Just the closing speech and auction left tonight. After that, I may not have bandwidth, so I'll probably not write again until cough I have some perl programs or modules to share. Ahem. |
blech OK, I said no more non-perl content, but I typed this in during the auction, but it got lost, so I'm recreating it from memory, even though binky's covered some of it. I'll go quiet after this. Honest guvnor.
So after the final talk, there was the farewell, with lots of well-deserved applause; my particular thanks go to Jouke for organising the hotel, which was very helpful in getting a lot of the Londoners over, involved, and, um, drunk too. Greg McCarroll started a raffle for t-shirts and cards, with typically British pronunciation of the foreign names (and no, I wouldn't have done any better). Then came a rather involved explanation of Dutch bidding and Redvers Davies GTK app, and the sale of lots and lots of books.
However, there were several odd items interspersed within the shirts and books. Firstly, Greg himself competed with davorg for the date for the official meeting date: first Thursday of the month, or the day after the first Wednesday of the month (see the london.pm FAQ for more). After getting out of their depths, each side attracted a posse of supporters; davorg had the numbers, but Greg had the money, and cunning- promising beer to defectors then pulling an IRC bid out of the air to win the day.

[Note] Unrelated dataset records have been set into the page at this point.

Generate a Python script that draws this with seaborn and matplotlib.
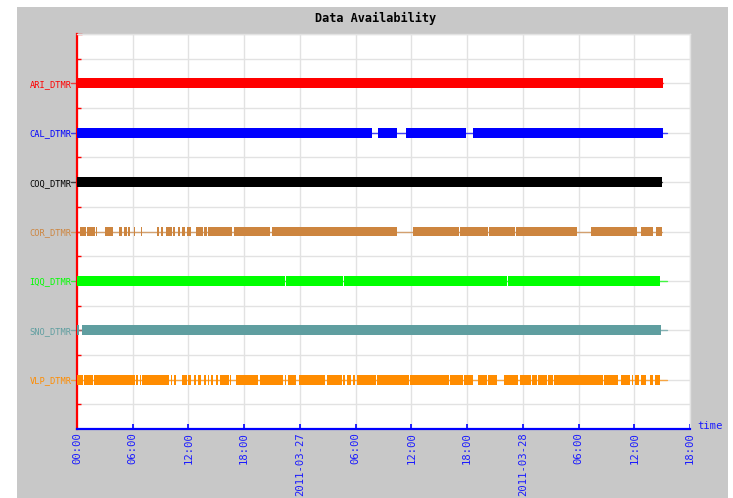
import numpy as np
import pandas as pd
import matplotlib
matplotlib.use("Agg")
import matplotlib.pyplot as plt
import seaborn as sns
from matplotlib.patches import Rectangle

# ---------------- data (hours since 2011-03-26 00:00) ----------------
stations = ["ARI_DTMR", "CAL_DTMR", "COQ_DTMR", "COR_DTMR", "IQQ_DTMR", "SNO_DTMR", "VLP_DTMR"]
colors = ["#ff0000", "#0000ff", "#000000", "#cd853f", "#00ff00", "#5f9ea0", "#ff8c00"]

ari = [(0.0, 0.27), (0.33, 0.74), (0.80, 63.06)]
cal = [(0.0, 31.73), (32.44, 34.49), (35.39, 41.85), (42.60, 63.06)]
coq = [(0.0, 63.0)]
cor = [(0.36, 1.00), (1.08, 1.91), (2.01, 2.19), (3.05, 3.88), (4.55, 4.85), (5.06, 5.35),
       (5.49, 5.74), (6.10, 6.28), (6.92, 7.03), (8.65, 8.86), (9.01, 9.23), (9.55, 10.23),
       (10.34, 10.58), (10.87, 11.06), (11.31, 11.66), (11.84, 12.27), (12.81, 13.53),
       (13.64, 14.00), (14.10, 16.69), (16.87, 20.81), (20.99, 34.49), (36.14, 41.16),
       (41.24, 44.28), (44.39, 47.16), (47.27, 53.87), (55.31, 60.33), (60.69, 62.05),
       (62.34, 62.98)]
iqq = [(0.0, 22.42), (22.53, 28.62), (28.72, 46.25), (46.36, 62.77)]
sno = [(0.05, 0.20), (0.55, 62.88)]
vlp = [(0.0, 0.65), (0.75, 1.75), (1.86, 6.28), (6.38, 6.60), (6.75, 6.89), (7.03, 9.94),
       (10.09, 10.26), (10.41, 10.66), (11.34, 11.81), (11.95, 12.27), (12.60, 12.78),
       (13.06, 13.35), (13.67, 13.92), (14.07, 14.24), (14.40, 14.68), (14.93, 15.21),
       (15.40, 16.33), (16.47, 16.61), (17.15, 19.46), (19.67, 22.18), (22.36, 22.53),
       (22.69, 23.58), (23.87, 26.73), (26.88, 28.53), (28.67, 28.89), (29.04, 29.53),
       (29.72, 29.96), (30.18, 32.19), (32.33, 35.78), (35.89, 40.05), (40.19, 41.53),
       (41.70, 42.60), (43.14, 44.11), (44.28, 45.25), (45.97, 47.51), (47.70, 48.85),
       (49.02, 49.49), (49.67, 50.57), (50.74, 51.22), (51.39, 56.60), (56.77, 58.28),
       (58.54, 59.54), (59.72, 59.89), (60.08, 60.54), (60.69, 61.26), (61.69, 61.98),
       (62.23, 62.77)]
segments = [ari, cal, coq, cor, iqq, sno, vlp]
line_ends = [63.06, 63.5, 63.0, 62.98, 63.5, 63.5, 63.5]

tick_hours = [0, 6, 12, 18, 24, 30, 36, 42, 48, 54, 60, 66]
tick_labels = ["00:00", "06:00", "12:00", "18:00", "2011-03-27", "06:00", "12:00",
               "18:00", "2011-03-28", "06:00", "12:00", "18:00"]
title = "Data Availability"

# ---------------- style ----------------
sns.set_style("white")
plt.rcParams["font.family"] = ["DejaVu Sans Mono", "DejaVu Sans"]

W, H = 733, 498
fig = plt.figure(figsize=(W / 100, H / 100), dpi=100, facecolor="white")
fig.patches.append(Rectangle((17 / W, 0), (728 - 17) / W, (H - 7) / H,
                             transform=fig.transFigure, facecolor="#c8c8c8",
                             edgecolor="none", zorder=-10))
ax = fig.add_axes([77 / W, 1 - 429 / H, (690 - 77) / W, (429 - 34) / H])
ax.set_facecolor("white")

n = len(stations)
ypos = [n - i for i in range(n)]

# thin row lines (seaborn)
rows = []
for st, y, e in zip(stations, ypos, line_ends):
    rows.append({"station": st, "t": -0.6, "y": y})
    rows.append({"station": st, "t": e, "y": y})
df_lines = pd.DataFrame(rows)
sns.lineplot(data=df_lines, x="t", y="y", hue="station", units="station",
             estimator=None, palette=dict(zip(stations, colors)), legend=False,
             linewidth=1.0, alpha=0.7, ax=ax, zorder=2)
for ln in ax.lines:
    ln.set_clip_on(False)

# availability bars
for segs, y, c in zip(segments, ypos, colors):
    starts = np.array([s for s, e in segs])
    ends = np.array([e for s, e in segs])
    ax.barh(y, ends - starts, left=starts, height=0.2, color=c,
            edgecolor="none", zorder=3)

ax.set_xlim(0, 66)
ax.set_ylim(0, 8)
ax.set_xticks(tick_hours)
ax.set_xticklabels(tick_labels, rotation=90, fontsize=7.6, color="#1a1aff")
ax.set_yticks(ypos + [8])
ax.set_yticklabels(stations + [""], fontsize=6.2)
for lab, c in zip(ax.get_yticklabels(), colors):
    lab.set_color(c)
ax.set_yticks(np.arange(0.5, 8, 1), minor=True)

ax.grid(which="major", axis="both", color="#e2e2e2", linewidth=1.0)
ax.grid(which="minor", axis="y", color="#e2e2e2", linewidth=1.0)
ax.set_axisbelow(True)

ax.tick_params(axis="y", which="major", direction="in", length=3.6, width=1.0,
               color="#ff0000", pad=4, left=True)
ax.tick_params(axis="y", which="minor", direction="in", length=2.9, width=1.0,
               color="#ff0000", left=True)
ax.tick_params(axis="x", which="major", direction="in", length=3.6, width=1.2,
               color="#0000ff", pad=2, bottom=True)

for s in ["top", "right"]:
    ax.spines[s].set_color("#e2e2e2")
    ax.spines[s].set_linewidth(1.0)
ax.spines["left"].set_color("#ff0000")
ax.spines["left"].set_linewidth(1.6)
ax.spines["bottom"].set_color("#0000ff")
ax.spines["bottom"].set_linewidth(1.6)
ax.set_xlabel("")
ax.set_ylabel("")

fig.text(697 / W, 1 - 426 / H, "time", color="#1a1aff", fontsize=7.6,
         ha="left", va="center")
fig.text(376 / W, 1 - 18 / H, title, fontsize=8.6, fontweight="bold",
         ha="center", va="center", color="black")

fig.savefig("out.png", dpi=100, facecolor="white")
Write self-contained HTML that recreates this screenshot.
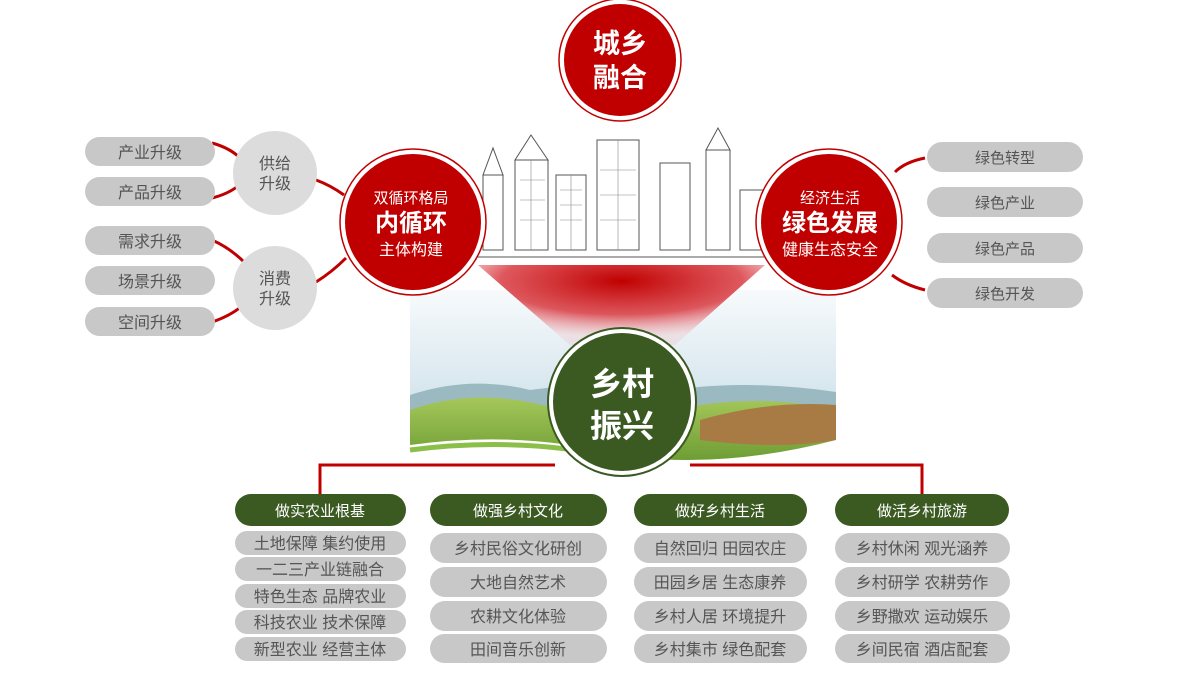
<!DOCTYPE html>
<html><head><meta charset="utf-8"><style>
body{margin:0;background:#fff;width:1200px;height:685px;overflow:hidden;font-family:"Liberation Sans","Noto Sans CJK SC",sans-serif}
svg text{font-family:"Liberation Sans","Noto Sans CJK SC",sans-serif}
</style></head><body>
<svg width="1200" height="685" viewBox="0 0 1200 685" xmlns="http://www.w3.org/2000/svg">
<defs>
<linearGradient id="sky" x1="0" y1="0" x2="0" y2="1"><stop offset="0" stop-color="#f7fafc"/><stop offset="0.6" stop-color="#d6e6ee"/><stop offset="1" stop-color="#b5d0dc"/></linearGradient>
<radialGradient id="fun" cx="0.5" cy="0.2" r="0.7"><stop offset="0" stop-color="#c00000"/><stop offset="0.6" stop-color="#d83a40" stop-opacity="0.85"/><stop offset="1" stop-color="#f2b8bb" stop-opacity="0.3"/></radialGradient>
<linearGradient id="hill" x1="0" y1="0" x2="0" y2="1"><stop offset="0" stop-color="#a5c75a"/><stop offset="1" stop-color="#6a9a32"/></linearGradient>
</defs>
<rect x="410" y="290" width="426" height="175" fill="url(#sky)"/>
<path d="M410 395 Q470 375 530 390 Q600 380 660 392 Q740 378 836 392 L836 465 L410 465Z" fill="#9bb9c0"/>
<path d="M410 410 Q480 385 560 410 Q620 420 700 405 Q770 395 836 410 L836 465 L410 465Z" fill="url(#hill)"/>
<path d="M700 420 Q770 400 836 405 L836 440 Q780 450 700 440Z" fill="#a87a44"/>
<path d="M410 445 Q520 430 620 455 Q720 470 836 440 L836 465 L410 465Z" fill="#fff"/>
<path d="M410 450 Q520 436 620 458" stroke="#8cbf4a" stroke-width="5" fill="none"/>
<polygon points="478,265 765,265 675,345 570,345" fill="url(#fun)"/>
<g stroke="#555" stroke-width="1" fill="#fff">
<rect x="483" y="175" width="20" height="75"/><polygon points="483,175 493,148 503,175"/>
<rect x="515" y="160" width="33" height="90"/><polygon points="515,160 531,135 548,160"/>
<rect x="556" y="175" width="30" height="75"/>
<rect x="597" y="140" width="42" height="110"/>
<rect x="660" y="163" width="30" height="87"/>
<rect x="706" y="150" width="24" height="100"/><polygon points="706,150 718,128 730,150"/>
<rect x="740" y="190" width="40" height="60"/>
<line x1="470" y1="257" x2="780" y2="257"/>
</g>
<g stroke="#888" stroke-width="0.6">
<line x1="520" y1="180" x2="545" y2="180"/><line x1="520" y1="200" x2="545" y2="200"/><line x1="520" y1="220" x2="545" y2="220"/>
<line x1="531" y1="160" x2="531" y2="250"/><line x1="571" y1="175" x2="571" y2="250"/><line x1="618" y1="140" x2="618" y2="250"/>
<line x1="560" y1="190" x2="582" y2="190"/><line x1="560" y1="205" x2="582" y2="205"/><line x1="560" y1="220" x2="582" y2="220"/>
<line x1="600" y1="170" x2="636" y2="170"/><line x1="600" y1="195" x2="636" y2="195"/><line x1="600" y1="220" x2="636" y2="220"/>
</g>
<g stroke="#c00000" stroke-width="3" fill="none">
<path d="M212 143 Q230 148 240 158"/><path d="M212 198 Q228 194 238 186"/>
<path d="M212 240 Q230 248 244 262"/><path d="M212 322 Q230 316 242 306"/>
<path d="M316 180 Q330 185 344 195"/><path d="M316 282 Q332 272 346 258"/>
<path d="M925 158 Q905 162 895 172"/><path d="M925 290 Q905 285 892 275"/>
<path d="M320 495 V465 H555"/><path d="M690 465 H922 V495"/>
</g>
<g fill="#c8c8c8"><rect x="85" y="137" width="130" height="29" rx="14.5"/><rect x="85" y="177" width="130" height="29" rx="14.5"/><rect x="85" y="226" width="130" height="29" rx="14.5"/><rect x="85" y="266" width="130" height="29" rx="14.5"/><rect x="85" y="307" width="130" height="29" rx="14.5"/></g>
<g fill="#555" font-size="16" text-anchor="middle"><text x="150" y="158">产业升级</text><text x="150" y="198">产品升级</text><text x="150" y="247">需求升级</text><text x="150" y="287">场景升级</text><text x="150" y="328">空间升级</text></g>
<circle cx="275" cy="173" r="42" fill="#dcdcdc"/><circle cx="275" cy="288" r="42" fill="#dcdcdc"/>
<g fill="#555" font-size="16" text-anchor="middle"><text x="275" y="169">供给</text><text x="275" y="189">升级</text><text x="275" y="284">消费</text><text x="275" y="304">升级</text></g>
<g fill="#c8c8c8"><rect x="927" y="142" width="156" height="30" rx="15"/><rect x="927" y="187" width="156" height="30" rx="15"/><rect x="927" y="233" width="156" height="30" rx="15"/><rect x="927" y="278" width="156" height="30" rx="15"/></g>
<g fill="#555" font-size="15" text-anchor="middle"><text x="1005" y="163">绿色转型</text><text x="1005" y="208">绿色产业</text><text x="1005" y="254">绿色产品</text><text x="1005" y="299">绿色开发</text></g>
<g>
<circle cx="620" cy="60" r="61" fill="#fff" stroke="#c00000" stroke-width="1.5"/><circle cx="620" cy="60" r="56" fill="#c00000"/>
<circle cx="413" cy="222" r="73" fill="#fff" stroke="#c00000" stroke-width="1.5"/><circle cx="413" cy="222" r="68" fill="#c00000"/>
<circle cx="829" cy="222" r="73" fill="#fff" stroke="#c00000" stroke-width="1.5"/><circle cx="829" cy="222" r="68" fill="#c00000"/>
<circle cx="622" cy="402" r="74" fill="#fff" stroke="#3a5a22" stroke-width="2"/><circle cx="622" cy="402" r="69" fill="#3b5a22"/>
</g>
<g fill="#fff" text-anchor="middle">
<text x="620" y="53" font-size="27" font-weight="bold">城乡</text><text x="620" y="87" font-size="27" font-weight="bold">融合</text>
<text x="411" y="203" font-size="15">双循环格局</text><text x="411" y="231" font-size="24" font-weight="bold">内循环</text><text x="411" y="255" font-size="16">主体构建</text>
<text x="830" y="203" font-size="15">经济生活</text><text x="830" y="231" font-size="24" font-weight="bold">绿色发展</text><text x="830" y="255" font-size="16">健康生态安全</text>
<text x="622" y="395" font-size="32" font-weight="bold">乡村</text><text x="622" y="437" font-size="32" font-weight="bold">振兴</text>
</g>
<g fill="#3b5a22"><rect x="235" y="494" width="171" height="32" rx="16"/><rect x="430" y="494" width="177" height="32" rx="16"/><rect x="634" y="494" width="173" height="32" rx="16"/><rect x="835" y="494" width="174" height="32" rx="16"/></g>
<g fill="#fff" font-size="15" text-anchor="middle"><text x="320" y="516">做实农业根基</text><text x="518" y="516">做强乡村文化</text><text x="720" y="516">做好乡村生活</text><text x="922" y="516">做活乡村旅游</text></g>
<g fill="#c8c8c8">
<rect x="235" y="531" width="171" height="24" rx="12"/><rect x="235" y="557" width="171" height="24" rx="12"/><rect x="235" y="584" width="171" height="24" rx="12"/><rect x="235" y="610" width="171" height="24" rx="12"/><rect x="235" y="637" width="171" height="24" rx="12"/>
<rect x="430" y="533" width="177" height="30" rx="15"/><rect x="430" y="567" width="177" height="30" rx="15"/><rect x="430" y="601" width="177" height="30" rx="15"/><rect x="430" y="634" width="177" height="29" rx="14.5"/>
<rect x="634" y="533" width="173" height="30" rx="15"/><rect x="634" y="567" width="173" height="30" rx="15"/><rect x="634" y="601" width="173" height="30" rx="15"/><rect x="634" y="634" width="173" height="29" rx="14.5"/>
<rect x="835" y="533" width="175" height="30" rx="15"/><rect x="835" y="567" width="175" height="30" rx="15"/><rect x="835" y="601" width="175" height="30" rx="15"/><rect x="835" y="634" width="175" height="29" rx="14.5"/>
</g>
<g fill="#555" font-size="16" text-anchor="middle">
<text x="320" y="549">土地保障 集约使用</text><text x="320" y="575">一二三产业链融合</text><text x="320" y="602">特色生态 品牌农业</text><text x="320" y="628">科技农业 技术保障</text><text x="320" y="655">新型农业 经营主体</text>
<text x="518" y="554">乡村民俗文化研创</text><text x="518" y="588">大地自然艺术</text><text x="518" y="622">农耕文化体验</text><text x="518" y="655">田间音乐创新</text>
<text x="720" y="554">自然回归 田园农庄</text><text x="720" y="588">田园乡居 生态康养</text><text x="720" y="622">乡村人居 环境提升</text><text x="720" y="655">乡村集市 绿色配套</text>
<text x="922" y="554">乡村休闲 观光涵养</text><text x="922" y="588">乡村研学 农耕劳作</text><text x="922" y="622">乡野撒欢 运动娱乐</text><text x="922" y="655">乡间民宿 酒店配套</text>
</g>
</svg>
</body></html>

Also auctioned were dedications of modules and japh/obfuscated code, and (naturally) signed pictures of Buffy and Willow. Greg also sang, which drove up profits enormously. Anyway, all good fun, and I'm glad I was there. |
2shortplanks In and around dam
More quickfire comments
- Everyone so, so, so tired.
- Waking up at 10.45 for 11am meeting not recommended
- Yum, Yum, Dimsum.
- That Van Gough guy was obviously nuts. Would have been a good Perl programmer.
- Signac painting pixeltastic
- Odd shaped buildings, paths at angles, stop playing with my mind.
- Giant Chess and Naked Rope Climbers
- (thai food)++
- ETENT, ENOBANDWIDTH, ENOPOWER. E!
- easyeverything++
Hmm. No one's taken up our challenge for free beer on the Wax On Wax Off mailing list to find a film we can't shoehorn a teaching metaphor into. Pah! |
acme Day three of yapc::Europe was crazy. After fully noticing that I had no speaking to do on the last day, I stayed up for most of the night and ended up wandering around Gaasperpark looking for my campsite.
Highlights of the day included dumrat's "Stone Soup" talk, where he tried to explain the
stone soup story in Perl. With Actors. I think people may actually code intelligent Perl agents to play with this idea...
I also liked all the crazy stuff going on in the
Iterative Software room, from martial arts to making music (via making all other programming languages illegal)!
The security track throughout the conference was strong, and it ended with johnpc pointing out all the security bloopers people had committed throughout the past three days. The people using telnet on an open network ought to be ashamed of themselves!
I'm staying in Amsterdam for a couple of days (ENOBANDWIDTHATCAMPSITE), will be taking part in my first Amsterdam.pm meeting for ages and then heading off to
HAL2001 with muttley. I'm recovering, but it's all gonna be soooo cool.